I am forcing myself to a self-journey which is very unfamiliar to me. I have always needed someone near me to guide me and make me feel safe and loved. I Have a lot of additions and demons to fight. Now is a time for me to separate and be aware of my habits, by doing this I have had to push some of my friends away that have been close to me so I can see clearly without distraction and feelings of being comfortable and stuck. They say until you’re happy in your skin you will not be happy with anyone else. This is going to be scary, lonely and challenging. But the cycles must stop.
MY Five additions are
1. Numbing myself with alcohol
This is something I do a lot; I drink every day not much I think but every day is my concern.
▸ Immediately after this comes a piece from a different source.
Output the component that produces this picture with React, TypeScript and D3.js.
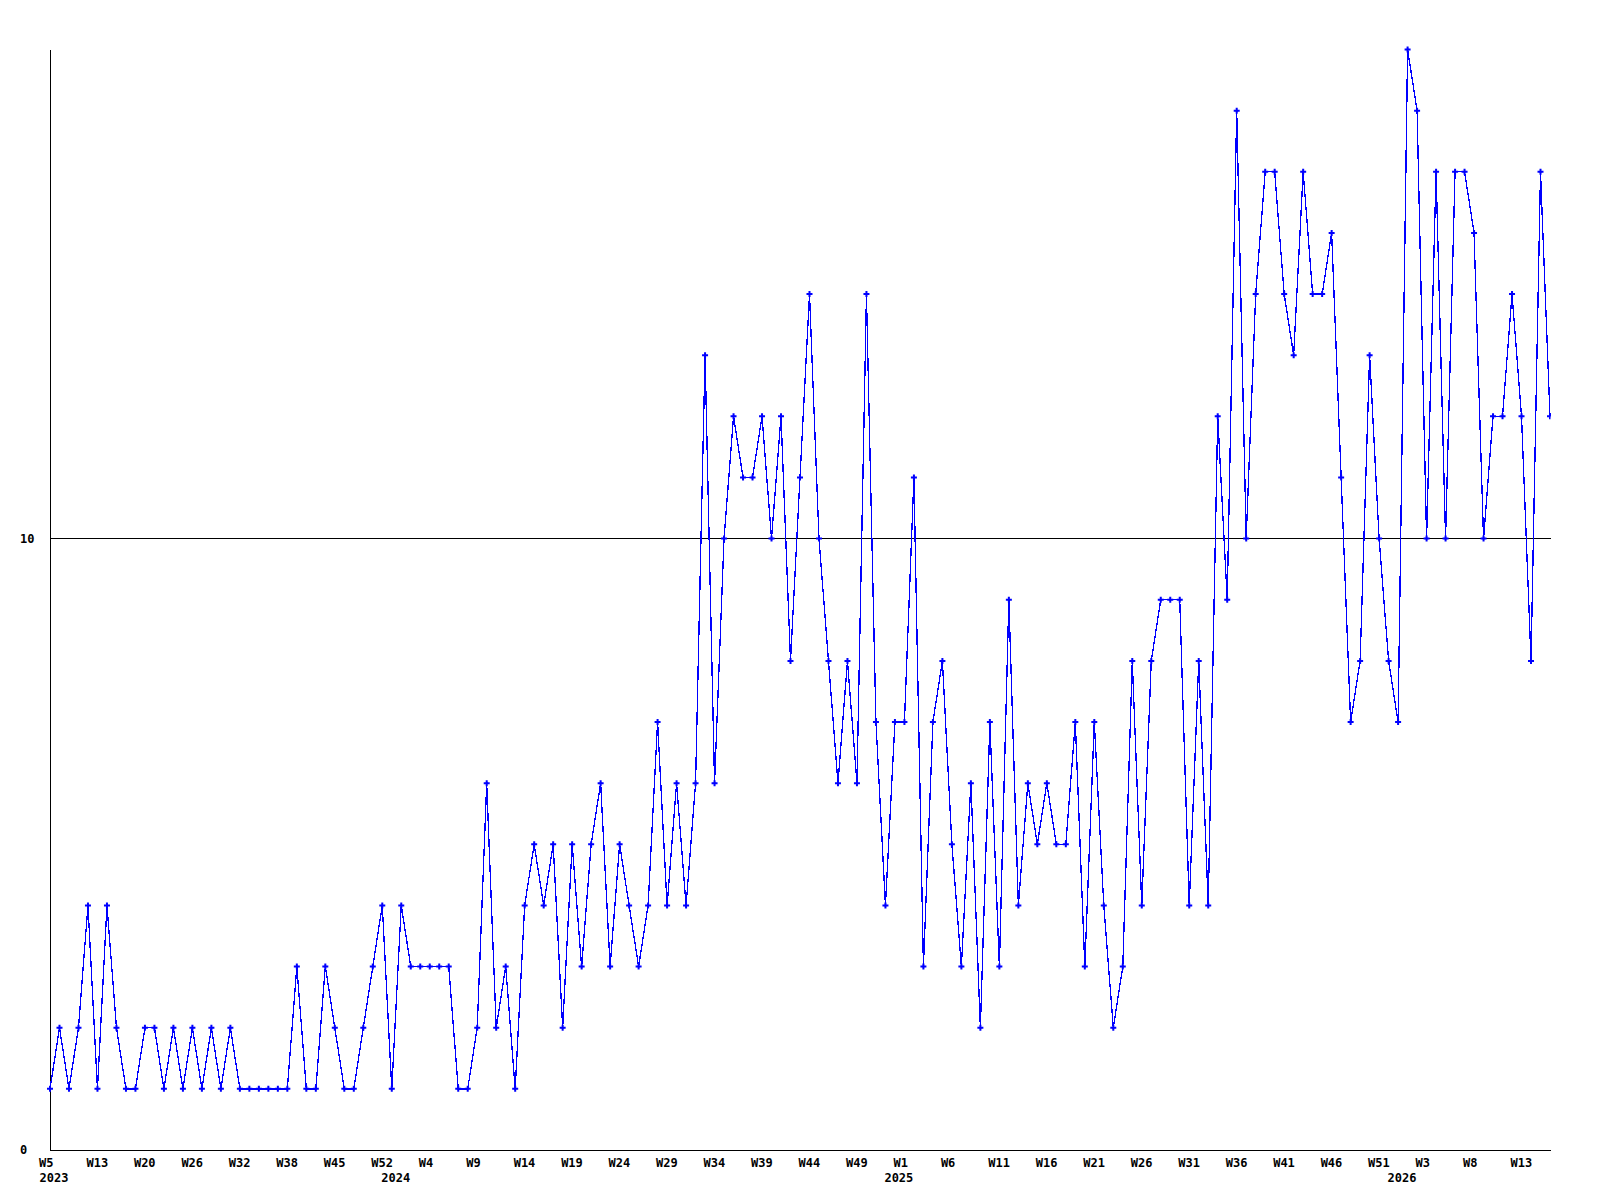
import React from "react";
import * as d3 from "d3";

// Weekly values, split by year (first point of each year is its week 0/first week)
const values2023 = [1, 2, 1, 2, 4, 1, 4, 2, 1, 1, 2, 2, 1, 2, 1, 2, 1, 2, 1, 2, 1, 1, 1, 1, 1, 1, 3, 1, 1, 3, 2, 1, 1, 2, 3, 4];
const values2024 = [1, 4, 3, 3, 3, 3, 3, 1, 1, 2, 6, 2, 3, 1, 4, 5, 4, 5, 2, 5, 3, 5, 6, 3, 5, 4, 3, 4, 7, 4, 6, 4, 6, 13, 6, 10, 12, 11, 11, 12, 10, 12, 8, 11, 14, 10, 8, 6, 8, 6, 14, 7, 4];
const values2025 = [7, 7, 11, 3, 7, 8, 5, 3, 6, 2, 7, 3, 9, 4, 6, 5, 6, 5, 5, 7, 3, 7, 4, 2, 3, 8, 4, 8, 9, 9, 9, 4, 8, 4, 12, 9, 17, 10, 14, 16, 16, 14, 13, 16, 14, 14, 15, 11, 7, 8, 13, 10, 8];
const values2026 = [7, 18, 17, 10, 16, 10, 16, 16, 15, 10, 12, 12, 14, 12, 8, 16, 12];

const years = ["2023", "2024", "2025", "2026"];
const yearValues = [values2023, values2024, values2025, values2026];

// Week tick labels, one every 5 points starting at the first point
const weekTicks = [
  "W5", "W13", "W20", "W26", "W32", "W38", "W45", "W52",
  "W4", "W9", "W14", "W19", "W24", "W29", "W34", "W39", "W44", "W49",
  "W1", "W6", "W11", "W16", "W21", "W26", "W31", "W36", "W41", "W46", "W51",
  "W3", "W8", "W13",
];
const tickEvery = 5;

const yTickValues = [0, 10];
const yMax = 18;

const values: number[] = yearValues.flat();
const yearStarts: number[] = [];
{
  let acc = 0;
  for (const arr of yearValues) {
    yearStarts.push(acc);
    acc += arr.length;
  }
}

export default function App() {
  const W = 1600;
  const H = 1200;
  const left = 50;
  const right = 1550;
  const bottom = 1150;
  const top = 50;

  const idx = values.map((_, i) => i);
  const x = d3.scalePoint<number>().domain(idx).range([left, right]);
  const y = d3.scaleLinear().domain([0, yMax]).range([bottom, 49.5]);

  const line = d3
    .line<number>()
    .x((_, i) => x(i) as number)
    .y((d) => y(d));

  const font = "'DejaVu Sans Mono', 'Liberation Mono', monospace";
  const fs = 12;
  const cross = "M-3,0H3M0,-3V3";

  return (
    <svg
      width={W}
      height={H}
      style={{ position: "absolute", left: 0, top: 0, background: "#fff" }}
    >
      <defs>
        <clipPath id="plotclip">
          <rect x={left - 5} y={0} width={right - left + 5.5} height={H} />
        </clipPath>
      </defs>
      <rect x={0} y={0} width={W} height={H} fill="#fff" />

      {/* axes */}
      <line x1={left} x2={left} y1={top} y2={bottom} stroke="#000" strokeWidth={1} shapeRendering="crispEdges" />
      <line x1={left} x2={right + 1} y1={bottom} y2={bottom} stroke="#000" strokeWidth={1} shapeRendering="crispEdges" />

      {/* reference lines / y labels */}
      {yTickValues.map((v) => (
        <g key={v}>
          {v > 0 && (
            <line x1={left} x2={right + 1} y1={y(v)} y2={y(v)} stroke="#000" strokeWidth={1} shapeRendering="crispEdges" />
          )}
          <text x={20} y={y(v) + 4} fontFamily={font} fontWeight="bold" fontSize={fs} fill="#000">
            {v}
          </text>
        </g>
      ))}

      {/* data line */}
      <path d={line(values) || ""} fill="none" stroke="#0000ff" strokeWidth={1.3} shapeRendering="crispEdges" />
      <g clipPath="url(#plotclip)">
        {values.map((d, i) => (
          <g key={i} transform={`translate(${x(i)},${y(d)})`}>
            <path d={cross} stroke="#0000ff" strokeWidth={2} fill="none" />
            <path d="M-1.5,0L0,-1.5L1.5,0L0,1.5Z" fill="#0000ff" />
          </g>
        ))}
      </g>

      {/* week labels */}
      {weekTicks.map((lbl, k) => (
        <text
          key={k}
          x={(x(k * tickEvery) as number) - 11}
          y={bottom + 17}
          fontFamily={font}
          fontWeight="bold"
          fontSize={fs}
          fill="#000"
        >
          {lbl}
        </text>
      ))}

      {/* year labels */}
      {years.map((yr, k) => (
        <text
          key={yr}
          x={(x(yearStarts[k]) as number) - 10.5}
          y={bottom + 32}
          fontFamily={font}
          fontWeight="bold"
          fontSize={fs}
          fill="#000"
        >
          {yr}
        </text>
      ))}
    </svg>
  );
}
When I don’t want to face something, I will drink more. If I am escaping something I drink so much I do crazy wild stuff that well is not acceptable, give my body away hope to fill the love and acceptance I hunger.
2. Sex drive
This one I am not sure, I feel if I give myself away this will make things safe. Being horny all the time is not a good thing because looking in the wrong places just makes it all feel dirty and not satisfying, not getting my pleasures filled only destroyed.
3. finding the answers off everyone but me.
This is something I do put my trust in others and not know what do I want. But this is hard to when you have had this taken away from you for so long, actually to find it again.
4. online dating
yes it draws me in just to see it is not what I need it just masks what I am feeling
5. stay true to me
find something I am passionate about and stay focused on my feelings.